▶ [What is expected]: Write the data out again exactly, with no pictures.

======== Source material ========

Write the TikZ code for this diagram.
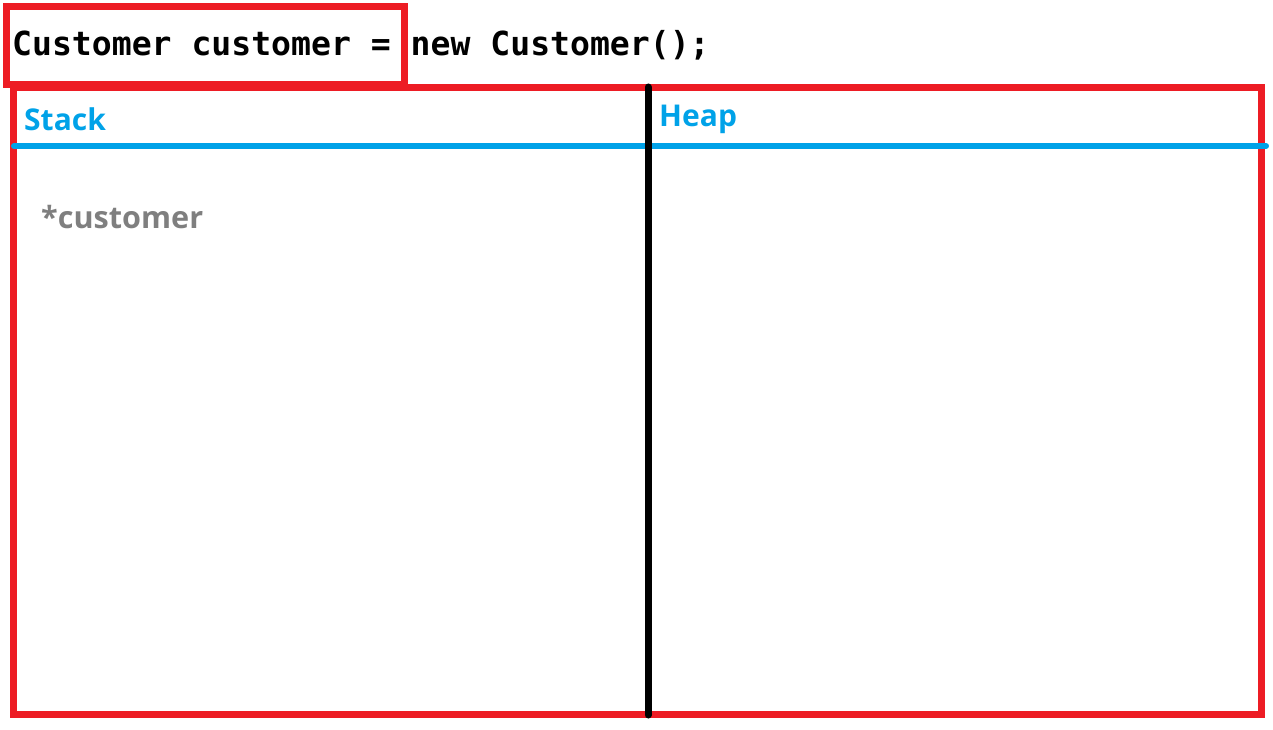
\documentclass[tikz,border=0pt]{standalone}
\usepackage{fontspec}
\newfontfamily\codefont{DejaVu Sans Mono}
\newfontfamily\labfont{Open Sans}
\definecolor{boxred}{HTML}{ED1C24}
\definecolor{lineblue}{HTML}{00A2E8}
\definecolor{txtgray}{HTML}{7F7F7F}
\begin{document}
\begin{tikzpicture}[x=1pt,y=-1pt,
  redbox/.style={draw=boxred,line width=7pt},
  blueline/.style={draw=lineblue,line width=6pt,line cap=round},
  divider/.style={draw=black,line width=7pt,line cap=round},
  codetext/.style={inner sep=0pt,anchor=base west,font=\codefont\bfseries\fontsize{33.1}{36}\selectfont},
  headtext/.style={inner sep=0pt,anchor=base west,text=lineblue,font=\labfont\bfseries\fontsize{30}{33}\selectfont},
  vartext/.style={inner sep=0pt,anchor=base west,text=txtgray,font=\labfont\bfseries\fontsize{30.6}{33}\selectfont}]
\useasboundingbox (0,0) rectangle (1273,730);
% code line
\node[codetext] (code) at (12,56) {Customer customer = new Customer();};
% small box around declaration
\coordinate (sbA) at (6.5,6.5);
\coordinate (sbB) at (404,85);
\draw[redbox] (sbA) rectangle (sbB);
% big box
\coordinate (bbA) at (13.5,87.5);
\coordinate (bbB) at (1261,714);
\draw[redbox] (bbA) rectangle (bbB);
% header line
\coordinate (blA) at (14,146);
\coordinate (blB) at (1266,146);
\draw[blueline] (blA) -- (blB);
% divider
\coordinate (dvA) at (648,87);
\coordinate (dvB) at (648,715);
\draw[divider] (dvA) -- (dvB);
% labels
\node[headtext] (stack) at (24,131) {Stack};
\node[headtext] (heap) at (659,127) {Heap};
\node[vartext] (var) at (41,228) {*customer};
\end{tikzpicture}
\end{document}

========

▶ [Output]:
Write the TikZ code for this diagram.
\documentclass[tikz,border=0pt]{standalone}
\usepackage{fontspec}
\newfontfamily\codefont{DejaVu Sans Mono}
\newfontfamily\labfont{Open Sans}
\definecolor{boxred}{HTML}{ED1C24}
\definecolor{lineblue}{HTML}{00A2E8}
\definecolor{txtgray}{HTML}{7F7F7F}
\begin{document}
\begin{tikzpicture}[x=1pt,y=-1pt,
  redbox/.style={draw=boxred,line width=7pt},
  blueline/.style={draw=lineblue,line width=6pt,line cap=round},
  divider/.style={draw=black,line width=7pt,line cap=round},
  codetext/.style={inner sep=0pt,anchor=base west,font=\codefont\bfseries\fontsize{33.1}{36}\selectfont},
  headtext/.style={inner sep=0pt,anchor=base west,text=lineblue,font=\labfont\bfseries\fontsize{30}{33}\selectfont},
  vartext/.style={inner sep=0pt,anchor=base west,text=txtgray,font=\labfont\bfseries\fontsize{30.6}{33}\selectfont}]
\useasboundingbox (0,0) rectangle (1273,730);
% code line
\node[codetext] (code) at (12,56) {Customer customer = new Customer();};
% small box around declaration
\coordinate (sbA) at (6.5,6.5);
\coordinate (sbB) at (404,85);
\draw[redbox] (sbA) rectangle (sbB);
% big box
\coordinate (bbA) at (13.5,87.5);
\coordinate (bbB) at (1261,714);
\draw[redbox] (bbA) rectangle (bbB);
% header line
\coordinate (blA) at (14,146);
\coordinate (blB) at (1266,146);
\draw[blueline] (blA) -- (blB);
% divider
\coordinate (dvA) at (648,87);
\coordinate (dvB) at (648,715);
\draw[divider] (dvA) -- (dvB);
% labels
\node[headtext] (stack) at (24,131) {Stack};
\node[headtext] (heap) at (659,127) {Heap};
\node[vartext] (var) at (41,228) {*customer};
\end{tikzpicture}
\end{document}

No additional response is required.